Weser-Kurier: Der "Weser-Kurier" (Bremen) kommentiert in seiner Ausgabe vom 15. Januar 2008 die neuesten Vorschläge von Hessens Ministerpräsident Koch zur Kinder- und Jugendkriminalität:
Geschrieben am 14-01-2008 |
Bremen (ots) - Das Thema wird bleiben von Joerg Helge Wagner Wie oft ist in den letzten Tagen öffentlich der Name Andrea Ypsilanti gefallen? Wer weiß, wie viele Unterschriften sie bereits für den Mindestlohn gesammelt hat? Und wen interessiert das überhaupt noch? Gegenprobe: Wie oft wurde "Roland Koch" gesagt, gesendet, gedruckt? Wer weiß, was der Mann fordert? Wer regt sich darüber auf, wer stimmt zu? Was immer die Umfragen sagen mögen: Der hessische CDU-Ministerpräsident liegt im Wahlkampf vorne, weil er die seit langem hitzigste politische Debatte anführt - seine SPD-Herausforderin kann nur reagieren, bekommt ihr eigenes Thema gar nicht mehr unter die Leute. Doch nun scheint Koch bei seinem vermeintlichen Siegeslauf mit Konditions- und Koordinierungsproblemen zu kämpfen. Zwölf Tage müsste er noch durchhalten mit dem Thema Jugendgewalt, also wohldosiert dafür sorgen, dass es in den Medien bleibt. Im bevorzugten Stimmungsorgan "Bild am Sonntag" hat er jetzt aber zuviel Gas gegeben, gestern folgte quasi der Wadenkrampf: Koch musste seine Äußerung zum Umgang mit kriminellen Kindern erklären, ja halb zurück nehmen - und das auch noch auf Druck aus der eigenen Partei!
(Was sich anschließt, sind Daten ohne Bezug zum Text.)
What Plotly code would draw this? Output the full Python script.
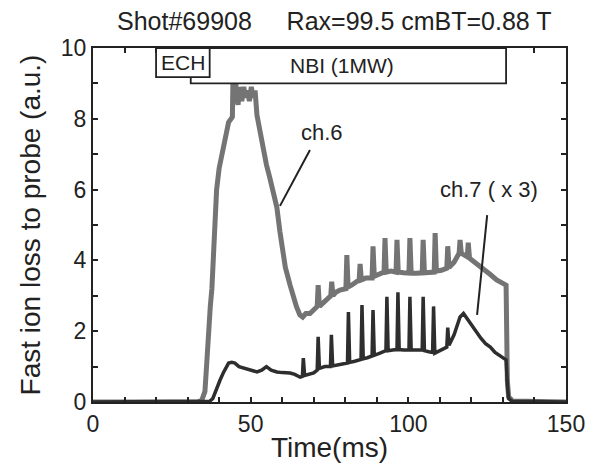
import plotly.graph_objects as go

# ---- data ----
ch6_time = [0, 33, 34.5, 35.5, 36, 36.5, 37.2, 37.7, 38.3, 39.2,
            40, 41, 42, 43, 44.2, 44.5, 45, 45.5, 46, 46.6,
            47.2, 47.8, 48.4, 49, 49.6, 50.2, 50.8, 51.4, 52, 53,
            54, 55, 56, 57, 58.3, 59.3, 60, 61, 62.5, 63.5,
            64.5, 65.6, 66.5, 67, 67.5, 68.8, 70, 71.1, 71.4, 71.8,
            73, 74, 75, 75.4, 75.7, 76.1, 77, 78.3, 80.2, 80.5,
            80.9, 82, 84.4, 84.7, 85.1, 86.5, 88.5, 88.8, 89.2, 90.5,
            92.3, 92.6, 93, 94.5, 96.1, 96.4, 96.8, 98.5, 100.2, 100.5,
            100.9, 102.7, 104.4, 104.7, 105.1, 106.5, 108.2, 108.5, 108.9, 110.5,
            112.2, 112.5, 112.9, 114.5, 116.1, 116.4, 116.8, 118.7, 119, 119.4,
            121.5, 123.7, 126, 128, 130, 131, 131.4, 131.8, 133, 150]
ch6_value = [0, 0, 0.05, 0.3, 1.0, 2.0, 2.7, 3.2, 4.5, 6.0,
             6.6, 7.1, 7.5, 7.9, 8.05, 9.8, 9.6, 8.6, 8.4, 8.9,
             8.5, 8.9, 8.6, 8.8, 8.5, 8.9, 8.6, 8.8, 8.1, 7.6,
             7.1, 6.7, 6.36, 6.0, 5.5, 4.8, 4.4, 3.8, 3.3, 2.97,
             2.7, 2.46, 2.4, 2.45, 2.5, 2.5, 2.6, 2.7, 3.3, 2.7,
             2.8, 2.9, 3.0, 3.0, 3.4, 3.0, 3.1, 3.16, 3.2, 4.15,
             3.25, 3.3, 3.45, 3.9, 3.45, 3.5, 3.5, 4.4, 3.55, 3.6,
             3.67, 4.63, 3.67, 3.7, 3.67, 4.58, 3.67, 3.65, 3.64, 4.63,
             3.64, 3.64, 3.65, 4.58, 3.65, 3.66, 3.67, 4.77, 3.7, 3.72,
             3.78, 4.4, 3.8, 3.95, 4.2, 4.58, 4.2, 4.1, 4.5, 4.06,
             3.9, 3.73, 3.6, 3.45, 3.35, 3.3, 0.6, 0.15, 0.03, 0]

ch7_time = [0, 35, 37, 38, 39.3, 40.3, 41.3, 42, 43, 44,
            45, 46.3, 47.6, 49, 50.5, 52, 53.5, 55, 56.5, 58.3,
            60, 62.5, 64, 65.7, 66.4, 66.7, 67.1, 68.5, 70, 71.1,
            71.4, 71.8, 73.5, 75.3, 75.6, 76, 77.5, 79, 80.7, 81,
            81.4, 83, 85, 85.3, 85.7, 87, 88.5, 88.8, 89.2, 91,
            92.9, 93.2, 93.6, 95, 96.4, 96.7, 97.1, 98.5, 100.2, 100.5,
            100.9, 102.7, 104.4, 104.7, 105.1, 106.5, 107.7, 108, 108.4, 110,
            112.2, 112.5, 112.9, 114.5, 116.4, 117.5, 119, 120.5, 121.7, 123,
            124.5, 126, 127.5, 129, 130.5, 131, 131.4, 131.8, 133, 150]
ch7_value = [0, 0, 0.02, 0.1, 0.42, 0.62, 0.82, 0.95, 1.1, 1.12,
             1.1, 1.0, 0.96, 0.92, 0.88, 0.85, 0.9, 1.0, 0.9, 0.85,
             0.83, 0.82, 0.78, 0.7, 0.72, 1.24, 0.75, 0.78, 0.82, 0.9,
             1.84, 0.95, 1.0, 1.0, 1.9, 1.02, 1.05, 1.08, 1.1, 2.54,
             1.12, 1.15, 1.2, 2.74, 1.22, 1.25, 1.3, 2.6, 1.32, 1.38,
             1.45, 2.97, 1.45, 1.47, 1.48, 3.1, 1.48, 1.47, 1.47, 2.97,
             1.47, 1.47, 1.47, 2.97, 1.45, 1.42, 1.4, 2.7, 1.38, 1.45,
             1.55, 2.1, 1.6, 1.9, 2.4, 2.5, 2.3, 2.1, 1.95, 1.8,
             1.65, 1.55, 1.4, 1.3, 1.2, 1.19, 0.5, 0.1, 0.02, 0]

x_tick_values = [0, 50, 100, 150]
y_tick_values = [0, 2, 4, 6, 8, 10]
heating_names = ["NBI (1MW)", "ECH"]
heating_start = [31, 20]
heating_end = [131, 37]
heating_bottom = [9.0, 9.18]
heating_label_x = [79, 28.5]

FONT = "Liberation Sans, Arial, sans-serif"
INK = "#222222"

fig = go.Figure()
fig.add_trace(go.Scatter(x=ch6_time, y=ch6_value, mode="lines",
                         line=dict(color="#747474", width=5), name="ch.6"))
fig.add_trace(go.Scatter(x=ch7_time, y=ch7_value, mode="lines",
                         line=dict(color="#2e2e2e", width=3.5), name="ch.7 (x3)"))

# heating boxes (white-filled, drawn above traces)
for name, x0, x1, y0, lx in zip(heating_names, heating_start, heating_end,
                                heating_bottom, heating_label_x):
    fig.add_shape(type="rect", xref="x", yref="y", x0=x0, x1=x1, y0=y0, y1=10,
                  fillcolor="white", line=dict(color=INK, width=1.8), layer="above")
    fig.add_annotation(x=lx, y=(y0 + 10) / 2, text=name, showarrow=False,
                       font=dict(family=FONT, size=21, color=INK))

# channel labels and pointer lines
fig.add_shape(type="line", xref="x", yref="y", x0=68.8, y0=7.12, x1=59.3, y1=5.54,
              line=dict(color=INK, width=2))
fig.add_annotation(x=72.6, y=7.6, text="ch.6", showarrow=False,
                   font=dict(family=FONT, size=22, color=INK))
fig.add_shape(type="line", xref="x", yref="y", x0=125, y0=5.28, x1=121.8, y1=2.46,
              line=dict(color=INK, width=2))
fig.add_annotation(x=125.6, y=6.0, text="ch.7 ( x 3)", showarrow=False,
                   font=dict(family=FONT, size=22, color=INK))

# title
fig.add_annotation(xref="paper", yref="paper", x=(115 - 93) / 473, y=1.0, yshift=27,
                   xanchor="left", yanchor="middle",
                   text="Shot#69908     Rax=99.5 cmBT=0.88 T", showarrow=False,
                   font=dict(family=FONT, size=25, color=INK))

axis_common = dict(showline=True, linewidth=2, linecolor=INK, mirror="ticks",
                   ticks="inside", ticklen=5, tickwidth=1.5, tickcolor=INK,
                   showgrid=False, zeroline=False, automargin=False,
                   tickfont=dict(family=FONT, size=23, color=INK))

fig.update_xaxes(range=[0, 150], tickvals=x_tick_values,
                 minor=dict(dtick=10, ticks="inside", ticklen=5, tickwidth=1.5, tickcolor=INK),
                 title=dict(text="Time(ms)", font=dict(family=FONT, size=28, color=INK), standoff=4),
                 **axis_common)
fig.update_yaxes(range=[0, 10], tickvals=y_tick_values,
                 minor=dict(dtick=1, ticks="inside", ticklen=5, tickwidth=1.5, tickcolor=INK),
                 title=dict(text="Fast ion loss to probe (a.u.)",
                            font=dict(family=FONT, size=28, color=INK), standoff=12),
                 **axis_common)

# page body has an 8px default margin, so the figure is offset by (8, 8)
fig.update_layout(width=593, height=455, showlegend=False,
                  paper_bgcolor="white", plot_bgcolor="white",
                  margin=dict(l=85, r=35, t=40, b=61))

fig.write_html("out.html")
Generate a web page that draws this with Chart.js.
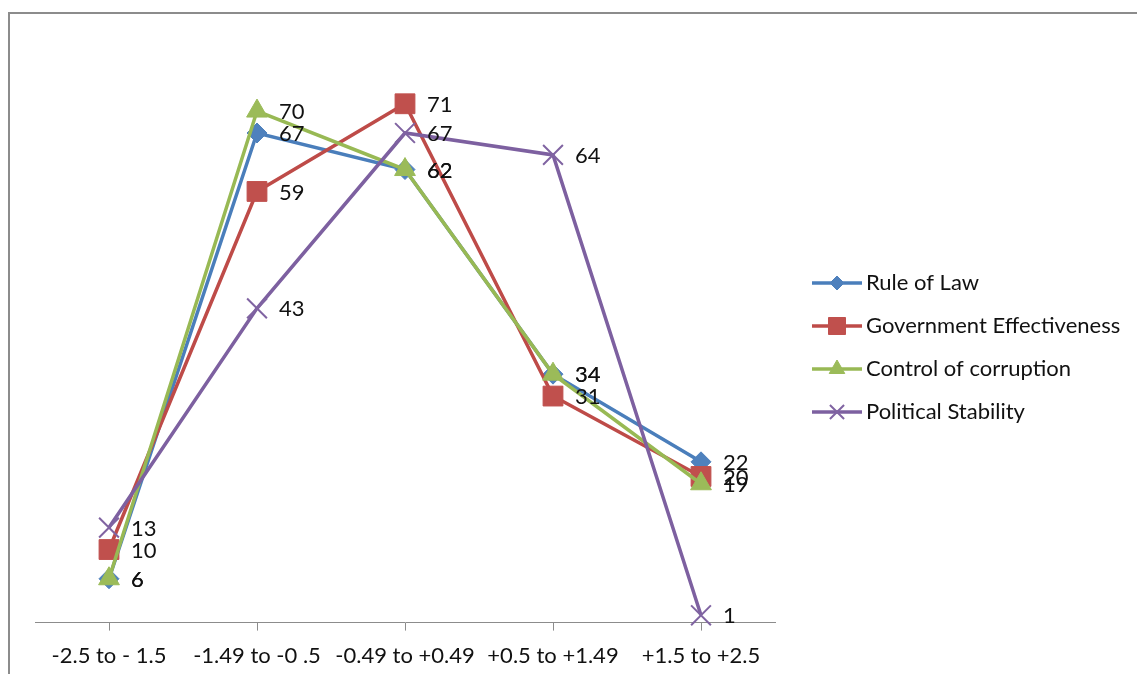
<!DOCTYPE html>
<html>
<head>
<meta charset="utf-8">
<title>Governance indicators</title>
<script src="https://cdn.jsdelivr.net/npm/chart.js@4/dist/chart.umd.min.js"></script>
<style>
  body { margin: 0; background: #fff; overflow: hidden; }
  .frame {
    position: absolute;
    left: 8px;
    top: 12px;
    width: 1300px;
    height: 800px;
    border-left: 2px solid #8c8c8c;
    border-top: 2px solid #8c8c8c;
  }
  #govChart { position: absolute; left: 0; top: 0; }
</style>
</head>
<body>
<div class="frame"></div>
<canvas id="govChart" width="1137" height="674"></canvas>

<script>
'use strict';

const categories = ['-2.5 to - 1.5', '-1.49 to -0 .5', '-0.49 to +0.49', '+0.5 to +1.49', '+1.5 to +2.5'];

const ruleOfLaw = [6, 67, 62, 34, 22];
const govEffectiveness = [10, 59, 71, 31, 20];
const corruptionControl = [6, 70, 62, 34, 19];
const politicalStability = [13, 43, 67, 64, 1];

const seriesNames = ['Rule of Law', 'Government Effectiveness', 'Control of corruption', 'Political Stability'];

const fontFamily = 'Lato, "Open Sans", sans-serif';
const fontSize = 22;

// line + marker look for each series
const styles = [
  { line: '#4a7ebb', fill: '#4f81bd', shape: 'rectRot', radius: 10, legendRadius: 7, bw: 1 },
  { line: '#be4b48', fill: '#c0504d', shape: 'rect', radius: 14, legendRadius: 12, bw: 1 },
  { line: '#98b954', fill: '#9bbb59', shape: 'triangle', radius: 12, legendRadius: 9, bw: 1 },
  { line: '#7d60a0', fill: '#8064a2', shape: 'crossRot', radius: 14, legendRadius: 10, bw: 2 }
];

const values = [ruleOfLaw, govEffectiveness, corruptionControl, politicalStability];

const datasets = values.map(function (data, i) {
  const s = styles[i];
  return {
    label: seriesNames[i],
    data: data,
    borderColor: s.line,
    backgroundColor: s.fill,
    borderWidth: 3.5,
    tension: 0,
    pointStyle: s.shape,
    pointRadius: s.radius,
    pointHoverRadius: s.radius,
    pointBackgroundColor: s.fill,
    pointBorderColor: s.fill,
    pointBorderWidth: s.bw,
    clip: false,
    order: values.length - 1 - i   // later series drawn on top, like the original
  };
});

// value printed to the right of every point
const valueLabels = {
  id: 'valueLabels',
  afterDatasetsDraw(chart) {
    const ctx = chart.ctx;
    ctx.save();
    ctx.font = fontSize + 'px ' + fontFamily;
    ctx.fillStyle = '#111';
    ctx.textAlign = 'left';
    ctx.textBaseline = 'middle';
    chart.data.datasets.forEach(function (ds, i) {
      const meta = chart.getDatasetMeta(i);
      meta.data.forEach(function (pt, j) {
        ctx.fillText(String(ds.data[j]), pt.x + 22, pt.y + 1);
      });
    });
    ctx.restore();
  }
};

// excel style legend: short line with the marker on it
const lineLegend = {
  id: 'lineLegend',
  afterDraw(chart) {
    const ctx = chart.ctx;
    const left = chart.chartArea.right + 37;
    const top = 283;
    const gap = 43;
    ctx.save();
    chart.data.datasets.forEach(function (ds, i) {
      const s = styles[i];
      const y = top + i * gap;
      ctx.strokeStyle = s.line;
      ctx.lineWidth = 3.5;
      ctx.beginPath();
      ctx.moveTo(left, y);
      ctx.lineTo(left + 50, y);
      ctx.stroke();

      ctx.fillStyle = s.fill;
      ctx.strokeStyle = s.fill;
      ctx.lineWidth = s.bw;
      Chart.helpers.drawPoint(ctx, { pointStyle: s.shape, radius: s.legendRadius, rotation: 0, borderWidth: s.bw }, left + 25, y);

      ctx.fillStyle = '#111';
      ctx.font = fontSize + 'px ' + fontFamily;
      ctx.textAlign = 'left';
      ctx.textBaseline = 'middle';
      ctx.fillText(ds.label, left + 54, y);
    });
    ctx.restore();
  }
};

const ctx = document.getElementById('govChart').getContext('2d');

const govChart = new Chart(ctx, {
  type: 'line',
  data: {
    labels: categories,
    datasets: datasets
  },
  options: {
    responsive: false,
    animation: false,
    layout: {
      padding: { left: 35, right: 362, top: 38, bottom: -7 }
    },
    plugins: {
      legend: { display: false },
      tooltip: { enabled: false }
    },
    scales: {
      x: {
        offset: true,
        grid: {
          drawOnChartArea: false,
          drawTicks: true,
          tickLength: 8,
          color: '#8c8c8c'
        },
        border: { display: true, color: '#8c8c8c', width: 1 },
        ticks: {
          padding: 12,
          color: '#111',
          font: { family: fontFamily, size: fontSize },
          maxRotation: 0,
          autoSkip: false
        }
      },
      y: {
        display: false,
        min: 0,
        max: 80
      }
    }
  },
  plugins: [valueLabels, lineLegend]
});
</script>
</body>
</html>
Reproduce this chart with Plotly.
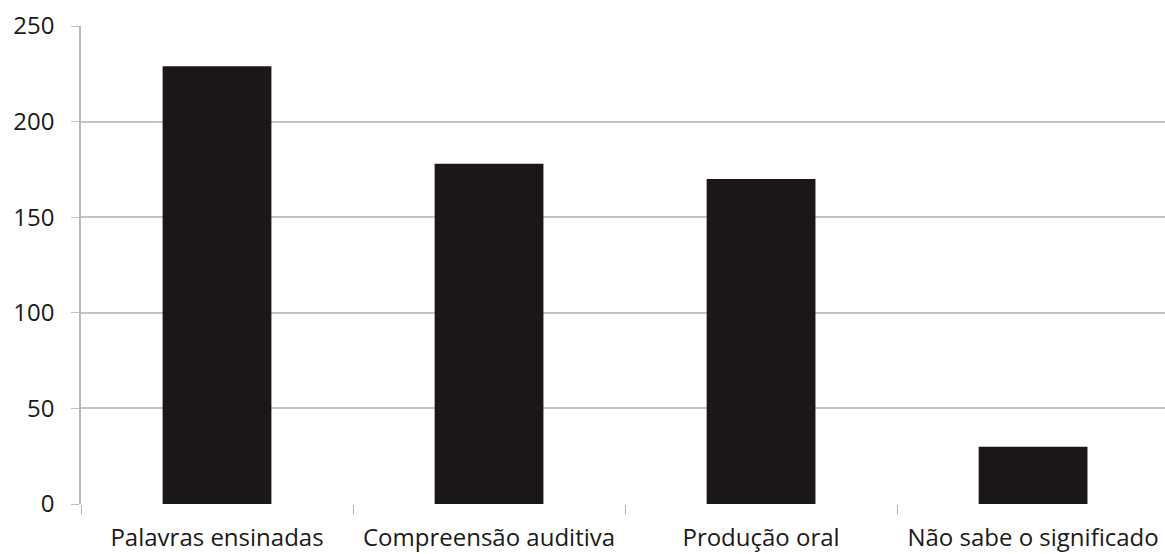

Schlimmer Fehler, denn er hat seinen Gegnern auch noch eine griffige Vokabel geliefert: "Kinder-Knast"! Puh, das klingt nach Despotie und Dritter Welt, so etwas wollen wir hier ebenso wenig haben wie Kinderarbeit oder Kinderpornos. Wie kommt Koch aus der Nummer wieder heraus? Am ehesten, indem er mal ein paar Tage lang keine Vorschläge macht, sondern dies politischen Freunden wie Gegnern überlässt. Denn die führen die Debatte ja längst in seinem Sinn. Erstens, weil sie kaum noch über etwas anderes reden. Zweitens, weil jeder Vorschlag belegt, dass Koch eben nicht nur aus Wahlkampfgründen Gespenster beschwört - etwa, wenn sich die Türkische Gemeinde in Deutschland und die Grünen plötzlich gemeinsam für gewaltfreie Erziehung in Familien mit Migrationshintergrund einsetzen wollen. Wenn selbst der Präsident der Kinderschutzbundes weitere geschlossene Erziehungsheime fordert und sogar Oskar Lafontaine nach Sicherheitskräften in U- und Straßenbahnen ruft. Zum Schwur kommt es aber erst nach dem 27. Januar. Dann müssen alle, die sich jetzt äußern, durch Taten beweisen, dass ihnen das Thema immer noch wichtig ist. Dann wird hoffentlich auch der in den vergangenen Tagen konstruierte Gegensatz von wirksamer Vorbeugung und konsequenter Strafverfolgung überwunden.